10º. Continuamos fazendo o inventário pessoal e, quando estávamos errados, nós o admitíamos prontamente.
Fazê-lo diariamente, em todas as situações cotidianas pelas quais passamos...

11º. Procuramos, através de prece e meditação, melhorar nosso contato consciente com Deus, da maneira como nós O compreendíamos, rogando apenas o conhecimento da Sua vontade em relação a nós, e o poder de realizar essa vontade.
Deus existe e está dentro de cada um, cabe a nós nos presentearmos com Ele. Aqui se busca melhorar o contato consciente com Deus, da forma como Ele é compreendido por cada pessoa. A disciplina é fundamental. 

12º. Tendo experimentado um despertar espiritual, como resultado destes passos, procuramos levar esta mensagem a outros adictos e praticar estes princípios em todas as nossas atividades.
Levar a mensagem àqueles que ainda não conhecem NA e que ainda sofrem. Quando estamos ajudando alguém, estamos ajudando a Deus a nos ajudar. Quando fazemos pelos outros, Deus faz por nós aquilo que não conseguimos.

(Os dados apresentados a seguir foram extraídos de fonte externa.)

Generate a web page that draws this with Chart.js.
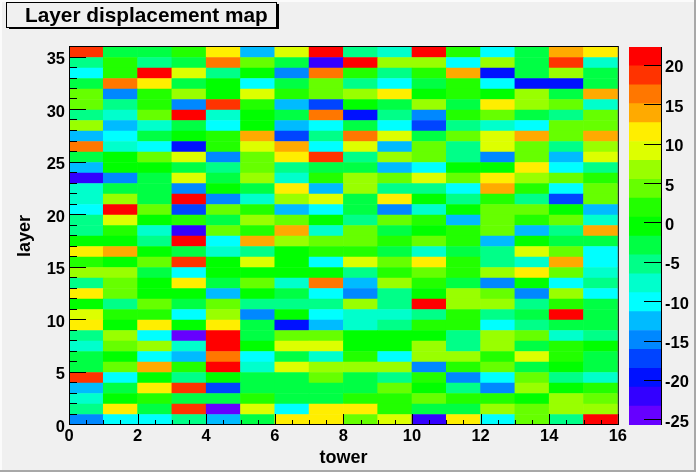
<!DOCTYPE html>
<html>
<head>
<meta charset="utf-8">
<title>Layer displacement map</title>
<script src="https://cdn.jsdelivr.net/npm/chart.js@4"></script>
<style>
  html, body { margin: 0; padding: 0; background: #f0f0f0; overflow: hidden; }
  #marco { position: relative; width: 696px; height: 472px; overflow: hidden; }
  canvas { position: absolute; top: 0; }
  #mapa { left: 0; }
  #paleta { left: 629px; }
  .borde { position: absolute; }
  #borde-izq { left: 0; top: 0; width: 2px; height: 472px; background: #fbfbfb; }
  #borde-sup { left: 0; top: 0; width: 696px; height: 2px; background: #fbfbfb; }
  #borde-der { right: 0; top: 0; width: 2px; height: 472px; background: #a8a8a8; }
  #borde-inf { left: 0; bottom: 0; width: 696px; height: 2px; background: #a8a8a8; }
</style>
</head>
<body>
<div id="marco">
  <canvas id="mapa" width="629" height="472"></canvas>
  <canvas id="paleta" width="67" height="472"></canvas>
  <div class="borde" id="borde-izq"></div>
  <div class="borde" id="borde-sup"></div>
  <div class="borde" id="borde-der"></div>
  <div class="borde" id="borde-inf"></div>
</div>
<script>
const titulo = 'Layer displacement map';
const ejeX = 'tower';
const ejeY = 'layer';

const towerTicks = [0, 2, 4, 6, 8, 10, 12, 14, 16];
const layerTicks = [0, 5, 10, 15, 20, 25, 30, 35];
const paletteTicks = [-25, -20, -15, -10, -5, 0, 5, 10, 15, 20];

// contour edges of the palette, bottom to top
const levels = [-25.6, -23.2, -20.8, -18.4, -16, -13.6, -11.2, -8.8, -6.4, -4, -1.6, 0.8, 3.2, 5.6, 8, 10.4, 12.8, 15.2, 17.6, 20, 22.4];
const colores = ['#6600ff', '#3300ff', '#0011ff', '#0044ff', '#0088ff', '#00bbff', '#00ffff', '#00ffcc', '#00ff88', '#00ff44',
  '#00ff00', '#22ff00', '#66ff00', '#99ff00', '#ddff00', '#ffee00', '#ffaa00', '#ff7700', '#ff3300', '#ff0000'];

// values read per layer, one per tower (0..15)
const layer0 = [-15, -10, -10, -5, -12, -3, 12, 12, 5, 9, -22, 12, -10, 5, -5, 21];
const layer1 = [-5, 12, -3, 19, -24, 9, -10, 12, 12, 2, -3, -3, 7, 5, 7, 7];
const layer2 = [-7, 0, 2, -3, -3, 2, -3, -3, 2, 2, 5, 2, 2, 0, 7, 5];
const layer3 = [-12, -3, 12, 19, -17, -3, -3, -3, -3, 5, 0, -5, -15, 7, 0, 2];
const layer4 = [19, -10, 0, -5, 0, -3, -3, 5, -3, -5, 2, -15, -10, 5, -5, -7];
const layer5 = [-3, 5, 14, 2, 21, -7, 9, 7, 7, 7, -15, 2, 5, -3, 0, -3];
const layer6 = [-3, 0, -10, -12, 16, -10, -3, -7, 2, -10, 7, 7, 2, 9, 2, -3];
const layer7 = [-7, 5, 7, -7, 21, 0, 9, 9, 0, 0, 7, -5, 7, -3, 2, 0];
const layer8 = [-5, 7, -10, -24, 21, -3, 5, 5, 0, 0, 0, -5, 7, 5, -7, -5];
const layer9 = [12, 0, 12, 0, 12, -3, -19, -12, -7, -5, 2, 2, -10, -5, -3, -3];
const layer10 = [9, 2, 2, -10, 7, -15, 0, -10, -7, -7, -5, 2, -5, -3, 21, -3];
const layer11 = [0, -5, 5, -3, 5, -5, -5, -5, 7, -5, 21, 7, 7, -5, 2, -3];
const layer12 = [12, 5, 0, 0, -12, 0, -3, -10, -15, -5, 0, 7, 5, -15, 7, -10];
const layer13 = [-5, 5, 0, 12, -3, 5, -7, 16, -12, 7, 2, -3, -15, 0, -10, -5];
const layer14 = [7, 7, -3, -10, 0, 0, 0, 0, -5, 2, 5, 2, 7, 12, 5, -7];
const layer15 = [2, 0, 5, 19, 0, 9, 0, -10, 9, 5, 12, 2, -5, -7, 14, -10];
const layer16 = [12, 14, 0, -3, -7, -5, 0, 2, 2, -3, -7, -3, -5, 9, 5, -10];
const layer17 = [0, 0, -5, 21, -10, 14, 7, 5, 5, 2, 5, 2, -12, 0, -3, -3];
const layer18 = [-5, 2, -7, -22, 5, 2, 14, -7, 5, -3, 0, 2, 5, -12, -5, 14];
const layer19 = [-5, 9, 0, 2, -3, 7, 5, 0, -5, 5, 2, -12, 5, 2, 5, -7];
const layer20 = [-10, 21, 5, -17, 5, 2, -12, -10, -3, -15, -7, 0, 5, 5, 0, -12];
const layer21 = [-7, 7, -3, 21, -15, -7, 7, 9, -3, 12, 0, -5, 2, -5, -17, 5];
const layer22 = [-7, -3, -3, -15, 0, -3, 12, -12, 7, -5, -5, -10, 14, 2, -10, 5];
const layer23 = [-22, -15, -3, 9, -3, 7, -7, 2, 7, 5, 9, 5, 12, 7, 5, 2];
const layer24 = [-12, 0, 0, -3, -5, 5, -5, -3, -3, -12, -10, 0, 0, 12, -10, -5];
const layer25 = [-3, 0, 5, 9, -15, 5, 12, 19, -5, 7, 5, -5, -15, 5, -12, 9];
const layer26 = [16, -7, -10, -19, 2, 9, 14, -10, 9, -12, 5, -5, 9, 5, -5, 7];
const layer27 = [-12, -10, -3, 0, 2, 14, -17, -5, 16, 9, -3, 5, 9, 14, 5, 14];
const layer28 = [7, -12, -7, -3, -10, 0, -12, -10, -3, -10, -17, -5, -7, -10, 5, 5];
const layer29 = [-5, -7, 5, 21, -7, 0, -3, 16, -19, -5, -15, 2, 5, -3, -5, 5];
const layer30 = [5, -5, 2, -15, 19, 2, -12, -17, 0, -3, 7, -3, 12, 7, 5, -7];
const layer31 = [5, -15, 2, 7, 0, 9, 2, 5, 7, 12, 0, 2, 0, 7, -3, 14];
const layer32 = [-3, 16, 12, -3, 0, -10, -3, 5, -5, -10, -3, 2, -10, -19, -19, -3];
const layer33 = [-10, 2, 21, 9, -5, 0, -15, 16, 2, -5, 2, 14, -19, -3, 7, -3];
const layer34 = [-5, 2, -5, -3, 16, 5, -3, -22, 21, 7, 7, -10, 7, -3, 19, -7];
const layer35 = [19, -3, -3, 2, 12, -12, 9, 21, -5, -7, 21, 2, -10, -3, 14, 12];

const capas = [layer0, layer1, layer2, layer3, layer4, layer5, layer6, layer7, layer8, layer9, layer10, layer11,
  layer12, layer13, layer14, layer15, layer16, layer17, layer18, layer19, layer20, layer21, layer22, layer23,
  layer24, layer25, layer26, layer27, layer28, layer29, layer30, layer31, layer32, layer33, layer34, layer35];

const arriba = 47, abajo = 47;
const letra = { family: 'Liberation Sans', size: 16.5, weight: 'bold' };
const letraEje = { family: 'Liberation Sans', size: 18, weight: 'bold' };

function colorDe(valor) {
  for (let i = 0; i < colores.length; i++) {
    if (valor < levels[i + 1]) return colores[i];
  }
  return colores[colores.length - 1];
}

function fijarTicks(valores) {
  return scale => { scale.ticks = valores.map(value => ({ value })); };
}

// one row of floating bars per layer
const filas = capas.map((fila, capa) => ({
  data: fila.map((valor, torre) => ({ x: torre + 0.5, y: [capa, capa + 1], valor })),
  backgroundColor: fila.map(colorDe),
  borderWidth: 0,
  grouped: false,
  barPercentage: 1,
  categoryPercentage: 1
}));

// root draws its ticks inside the frame, over the cells
const marcasMapa = {
  id: 'marcasMapa',
  afterDatasetsDraw(chart) {
    const { ctx, chartArea: a, scales: { x, y } } = chart;
    ctx.save();
    ctx.strokeStyle = '#000';
    ctx.lineWidth = 1;
    ctx.beginPath();
    for (let t = 0; t <= 32; t++) {
      const px = Math.round(x.getPixelForValue(t / 2)) + 0.5;
      ctx.moveTo(px, a.bottom);
      ctx.lineTo(px, a.bottom - (t % 4 === 0 ? 11 : 5));
    }
    for (let l = 0; l <= 36; l++) {
      const py = Math.round(y.getPixelForValue(l)) - 0.5;
      ctx.moveTo(a.left, py);
      ctx.lineTo(a.left + (l % 5 === 0 ? 17 : 8), py);
    }
    ctx.stroke();
    ctx.strokeRect(a.left + 0.5, a.top - 0.5, a.right - a.left, a.bottom - a.top);
    ctx.restore();
  },
  beforeDraw(chart) {
    const { ctx } = chart;
    ctx.save();
    ctx.fillStyle = '#000';
    ctx.fillRect(9, 4, 270, 25);
    ctx.fillStyle = '#f0f0f0';
    ctx.fillRect(7, 2, 270, 25);
    ctx.strokeStyle = '#000';
    ctx.lineWidth = 1;
    ctx.strokeRect(6.5, 2.5, 270, 25);
    ctx.fillStyle = '#000';
    ctx.font = 'bold 20.8px "Liberation Sans"';
    ctx.textBaseline = 'alphabetic';
    ctx.fillText(titulo, 25, 22);
    ctx.restore();
  }
};

new Chart(document.getElementById('mapa'), {
  type: 'bar',
  data: { datasets: filas },
  plugins: [marcasMapa],
  options: {
    responsive: false,
    animation: false,
    layout: { padding: { top: arriba, right: 3 } },
    plugins: { legend: { display: false }, tooltip: { enabled: false } },
    scales: {
      x: {
        type: 'linear',
        min: 0,
        max: 16,
        offset: false,
        afterBuildTicks: fijarTicks(towerTicks),
        afterFit: s => { s.height = abajo; },
        grid: { display: false, drawTicks: false },
        border: { display: false },
        ticks: { color: '#000', font: letra, padding: 2, maxRotation: 0, autoSkip: false },
        title: { display: true, text: ejeX, color: '#000', font: letraEje, padding: { top: 0, bottom: 3 } }
      },
      y: {
        type: 'linear',
        min: 0,
        max: 36,
        afterBuildTicks: fijarTicks(layerTicks),
        afterFit: s => { s.width = 69; },
        grid: { display: false, drawTicks: false },
        border: { display: false },
        ticks: { color: '#000', font: letra, padding: 4, labelOffset: 2, autoSkip: false },
        title: { display: true, text: ejeY, color: '#000', font: letraEje, padding: { top: 14, bottom: 0 } }
      }
    }
  }
});

const marcasPaleta = {
  id: 'marcasPaleta',
  afterDatasetsDraw(chart) {
    const { ctx, chartArea: a, scales: { y } } = chart;
    ctx.save();
    ctx.strokeStyle = '#000';
    ctx.lineWidth = 1;
    ctx.beginPath();
    paletteTicks.forEach(v => {
      const py = Math.round(y.getPixelForValue(v)) - 0.5;
      ctx.moveTo(a.right, py);
      ctx.lineTo(a.right - 17, py);
    });
    ctx.moveTo(a.right + 0.5, a.top);
    ctx.lineTo(a.right + 0.5, a.bottom);
    ctx.stroke();
    ctx.restore();
  }
};

new Chart(document.getElementById('paleta'), {
  type: 'bar',
  data: {
    labels: ['z'],
    datasets: colores.map((c, i) => ({
      data: [[levels[i], levels[i + 1]]],
      backgroundColor: c,
      borderWidth: 0,
      grouped: false,
      barPercentage: 1,
      categoryPercentage: 1
    }))
  },
  plugins: [marcasPaleta],
  options: {
    responsive: false,
    animation: false,
    layout: { padding: { top: arriba, bottom: abajo, left: 0, right: 0 } },
    plugins: { legend: { display: false }, tooltip: { enabled: false } },
    scales: {
      x: { display: false },
      y: {
        type: 'linear',
        position: 'right',
        min: levels[0],
        max: levels[levels.length - 1],
        afterBuildTicks: fijarTicks(paletteTicks),
        afterFit: s => { s.width = 35; },
        grid: { display: false, drawTicks: false },
        border: { display: false },
        ticks: { color: '#000', font: letra, padding: 4, labelOffset: 2, autoSkip: false }
      }
    }
  }
});
</script>
</body>
</html>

Nunca vi nada mais lindo e profundo na minha vida, e falo isso sem um pingo de exagero!
Precisamos aprender a ser pessoas melhores a cada dia de nossas vidas, pois a vida foi o presente mais lindo que Deus nos deu, e a única coisa que Ele nos pede é que a gente cuide dela direitinho!

E para fechar com chave de ouro, veja parte da leitura do dia 4 de Novembro do livro 'Só Por Hoje':


Troca de Amor
"(...) damos amor porque ele também nos foi dado tão livremente. Novas fronteiras se abrem para nós, à medida que aprendemos a amar. O amor pode ser o fluxo de energia vital de uma pessoa para outra."
(...)
Só por hoje: A vida é uma nova fronteira para mim e o veículo que vou usar para explorá-la é o amor. Eu vou dar de graça o amor que recebi.

Espero que tenham ótimas próximas 24 horas...
Boa noite!

Um comentário:

  1. Obrigada por partilhar conosco seus aprendizados, suas palavras muito me ajudam e, especialmente, hoje, me trouxeram paz!